I contrast the Jackie story with this Q-and-A about another UVA frat-house rape, from Jezebel. It’s about a woman who wakes up after a boozy party knowing something bad had happened to her, but remembering nothing. She makes mistakes (a shower), but does other things right, and the story about how her case wound its way through the UVA grievance process existing at that time feels far truer than the literally incredible tale of Jackie. It’s also a defense of the school’s quasi-judicial system — roundly criticized in the Jackie story — because while it couldn’t put her assailant behind bars, at least it gave this woman something. She would have been a better person to carry a narrative for Rolling Stone, but then, it would have raised other questions.
Like alcohol. This woman now realizes she has a drinking problem, and is sober now, but her assault was undoubtedly abetted by drinking that night. Some victims’ advocates get incandescent with anger if you even raise the issue, and I get why: It’s hard to navigate the narrow space between telling women to be careful about their drinking in social settings, but still hold that if things go wrong, it isn’t their fault. It’s a fact that alcohol clouds judgment and represses your self-preservation instincts (“hey er’rybody, watch this”); it is not victim-blaming to point this out. Yes, men will rape in the absence of alcohol or blackout drunkenness. But prudent cautions about drinking and drugs absolutely have to be a part of this.

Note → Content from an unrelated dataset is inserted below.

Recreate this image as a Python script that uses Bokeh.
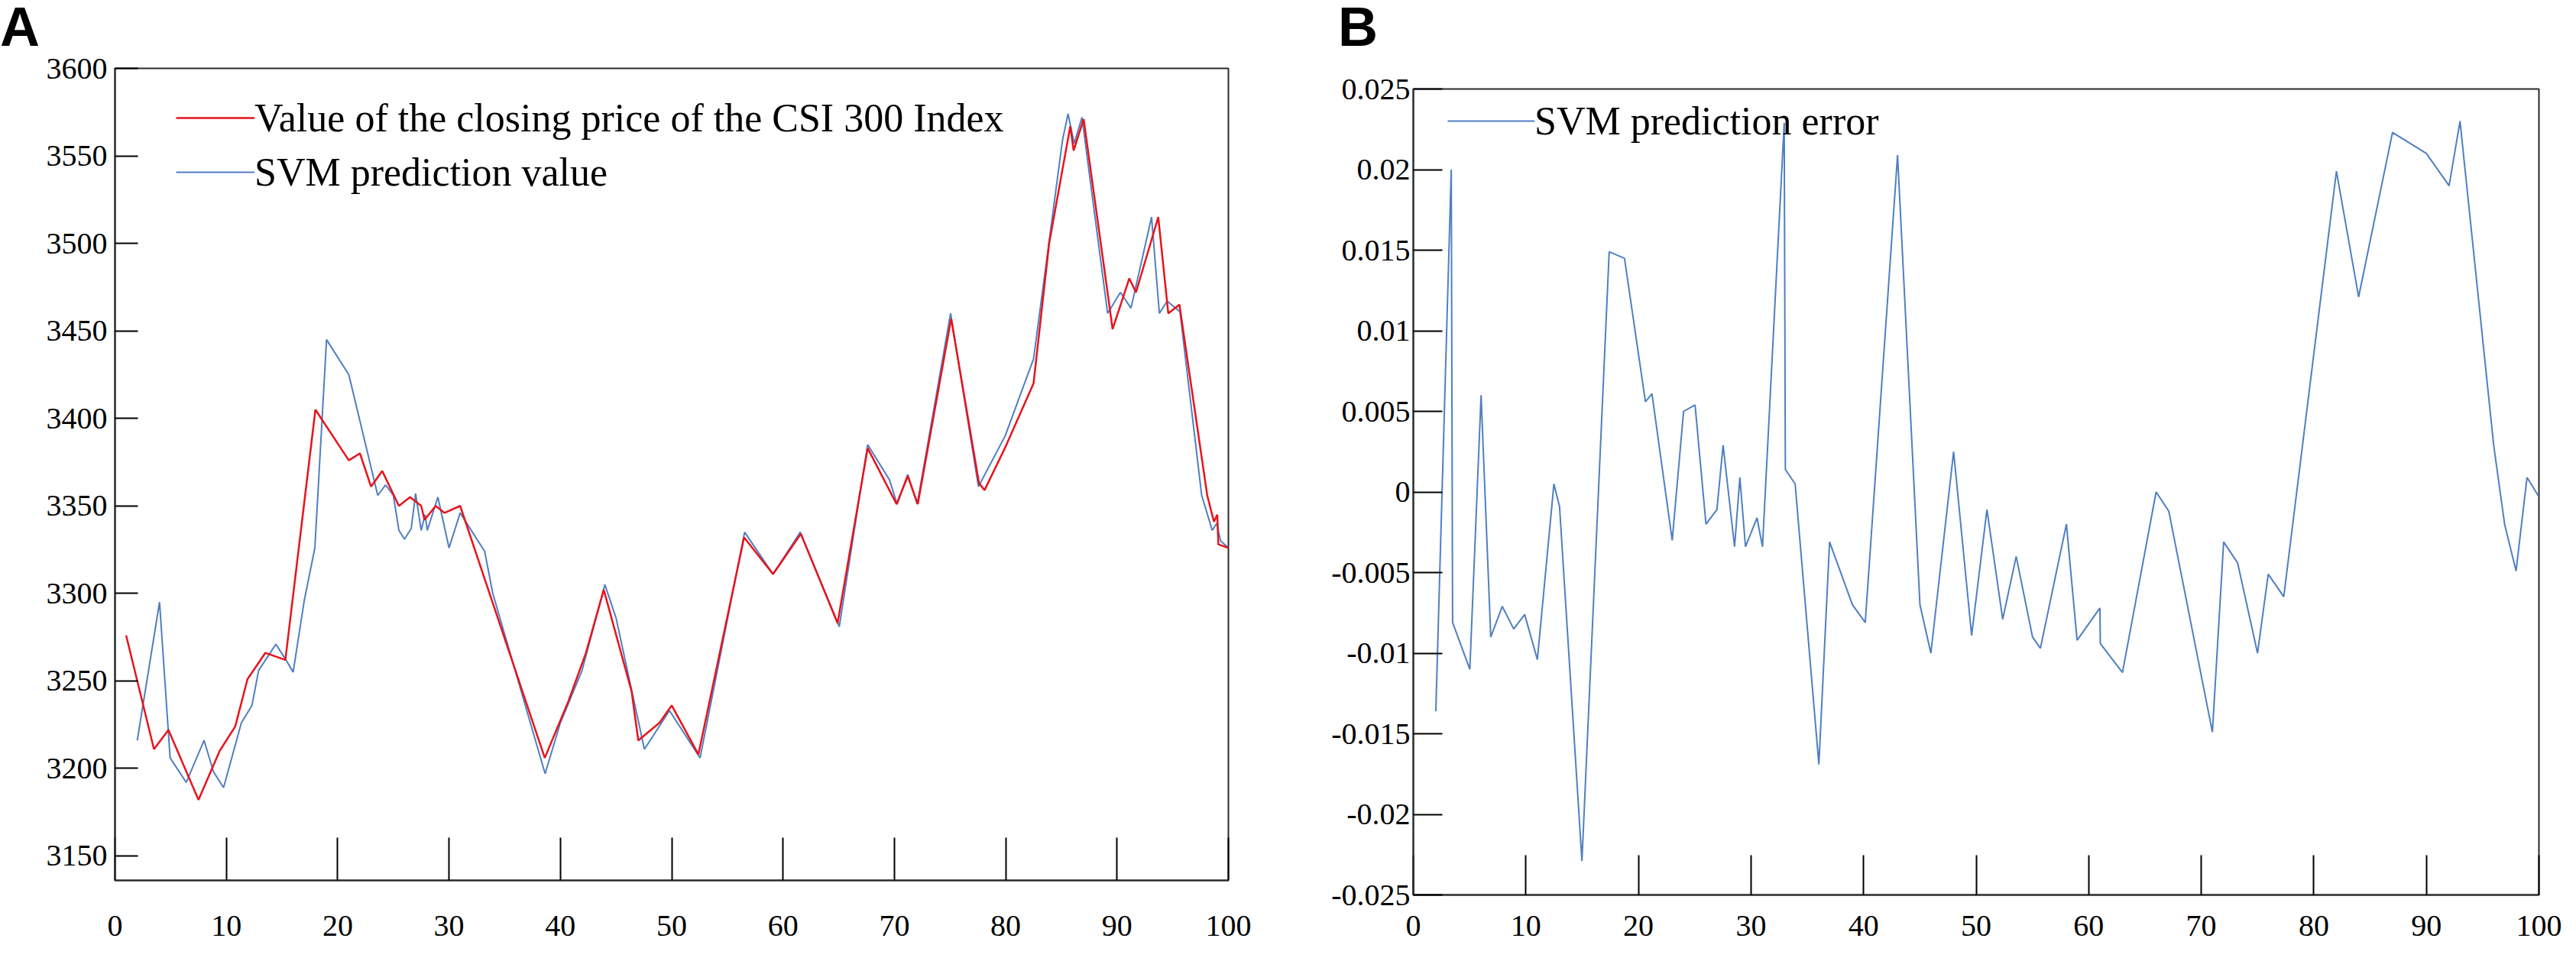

So that’s what I cogitated on this weekend, watching things unravel for Jackie (whose last name is now out there, a totally predictable turn of events), Rolling Stone and others. I’m haunted about something a younger friend told me, about seeing a nude woman led stumbling through a wild party on a Michigan college campus a few years ago, then taken into a room with two men. Who closed the door. These things happen. I think they happen quite a lot. And thanks to this fiasco, we’ll be that much longer figuring out what to do about it.